We walk streets that bleed harsh words while too many
Idahoans have waited too long, holding embers of hope smothered daily by words
of cruelty – a boy taunted on a playground for his delicate walk; the woman
with her children on a street made unwelcome; a girl trying in vain to get
beyond the stairs; a driver arrested for his differences, his color; the man demonized not
for actions but for the accent on his tongue. —-When our daily experiences
stifle the dream, we grow cold, isolated and the ember of that promise can fade
inside us.

 

I ask one thing of each of you today………. We can be a state
kinder than our policy makers. We can ourselves create a state of promise in
spite of those who would divide us, those who would marginalize or demean those
we love or care for, our neighbors, coworkers, family, friends.

 


I ask you to practice using your own voice, your breath to
erase the cold someone you know has felt.

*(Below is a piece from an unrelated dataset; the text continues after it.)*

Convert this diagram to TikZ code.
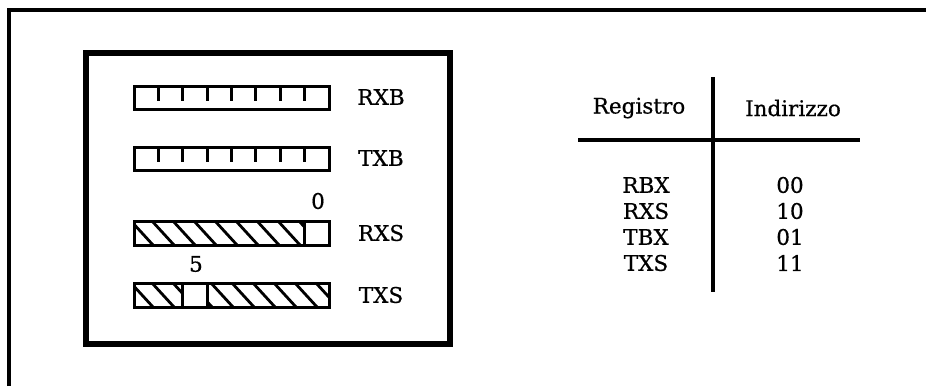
\documentclass[tikz,border=0pt]{standalone}
\usepackage{fontspec}
\setmainfont[FakeBold=0.6]{DejaVu Serif}
\begin{document}
\begin{tikzpicture}[x=1pt,y=-1pt,
  lbl/.style={font=\fontsize{21.5}{24}\selectfont, inner sep=0pt},
  barline/.style={line width=3pt},
  hatchline/.style={line width=2.8pt},
  tabline/.style={line width=3.2pt},
]
\useasboundingbox (0,0) rectangle (926,386);
\fill[white] (0,0) rectangle (926,386);
% outer frame
\draw[line width=3.5pt] (9,386) -- (9,10) -- (926,10);
% inner box
\draw[line width=6pt] (86,53) rectangle (450,344);

% RXB bar
\draw[barline] (134,86) rectangle (329,109);
\foreach \k in {1,...,7} \draw[barline] ({134+\k*24.375},86) -- ({134+\k*24.375},101);
\node[lbl] (rxb) at (381,97) {RXB};

% TXB bar
\draw[barline] (134,147) rectangle (329,170);
\foreach \k in {1,...,7} \draw[barline] ({134+\k*24.375},147) -- ({134+\k*24.375},162);
\node[lbl] (txb) at (381,158) {TXB};

% RXS bar
\begin{scope}
\clip (134,221) rectangle (304.6,245);
\foreach \x in {110,131,...,320} \draw[hatchline] (\x,221) -- (\x+22,245);
\end{scope}
\draw[barline] (134,221) rectangle (329,245);
\draw[barline] (304.6,221) -- (304.6,245);
\node[lbl] (zero) at (318,201) {0};
\node[lbl] (rxs) at (381,233) {RXS};

% TXS bar
\begin{scope}
\clip (134,283) rectangle (182.75,307);
\foreach \x in {110,131,...,200} \draw[hatchline] (\x,283) -- (\x+22,307);
\end{scope}
\begin{scope}
\clip (207.1,283) rectangle (329,307);
\foreach \x in {190,211,...,340} \draw[hatchline] (\x,283) -- (\x+22,307);
\end{scope}
\draw[barline] (134,283) rectangle (329,307);
\draw[barline] (182.75,283) -- (182.75,307);
\draw[barline] (207.1,283) -- (207.1,307);
\node[lbl] (five) at (196,264) {5};
\node[lbl] (txs) at (381,295) {TXS};

% table
\coordinate (vtop) at (713,77);
\coordinate (vbot) at (713,292);
\coordinate (hl) at (578,140);
\coordinate (hr) at (860,140);
\draw[tabline] (vtop) -- (vbot);
\draw[tabline] (hl) -- (hr);
\node[lbl] (hreg) at (639,108) {Registro};
\node[lbl] (hind) at (793,108) {Indirizzo};
\node[lbl] (r1) at (646,185) {RBX};
\node[lbl] (r2) at (646,211) {RXS};
\node[lbl] (r3) at (646,237) {TBX};
\node[lbl] (r4) at (646,263) {TXS};
\node[lbl] (a1) at (790,185) {00};
\node[lbl] (a2) at (790,211) {10};
\node[lbl] (a3) at (790,237) {01};
\node[lbl] (a4) at (790,263) {11};
\end{tikzpicture}
\end{document}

Think of someone who has faced hate,
who has stood in the face of discrimination.

 
Think. Picture that person now, see him or her in your mind.
(It is OK if that person in your mind is you.) I want you in your mind to
say to that person, to someone you have met, or seen or know…….

 


“You — your presence, your voice, your work, your
questions..”  I want you to say: “You
make our state a better place.”

   

Now whisper that aloud with me, look around, say that to
every person here who has reeled in the face of harsh or cruel words…… “You
make our state a better place.”

 


In your minds eye, your words, your breath, think of it
igniting that ember of hope just a little in a person’s hands, your words in
their mind replacing words of rejection they have faced once, twice, maybe
many, many times.

 

Say it again with me, to each other, this time louder. “You
make our state a better place.”

 


OK one last time, this time let’s make sure Senator Malepeai
can hear us inside the Capitol. Let’s have our words carry North to the Coeur
d’Alene & Nez Perce tribes, South to the Shoshone Paiute, East to the
Shoshone Bannock, West to Nampa, Caldwell, Wilder, high into the mountains and
to the place the person in your mind can hear us……..

 
“You make our state a better place.”
 

Thank you. Now use that phrase in the streets when you see
someone face cruel gestures of unwelcome. Keep Dr. King’s Dream warm, keep it
burning in Idaho — through everything that is to come, through what we each
will see and feel and do in our lives ahead.

 

May we be strong and united and may we never ever give our
seats or our voices to those who would take them.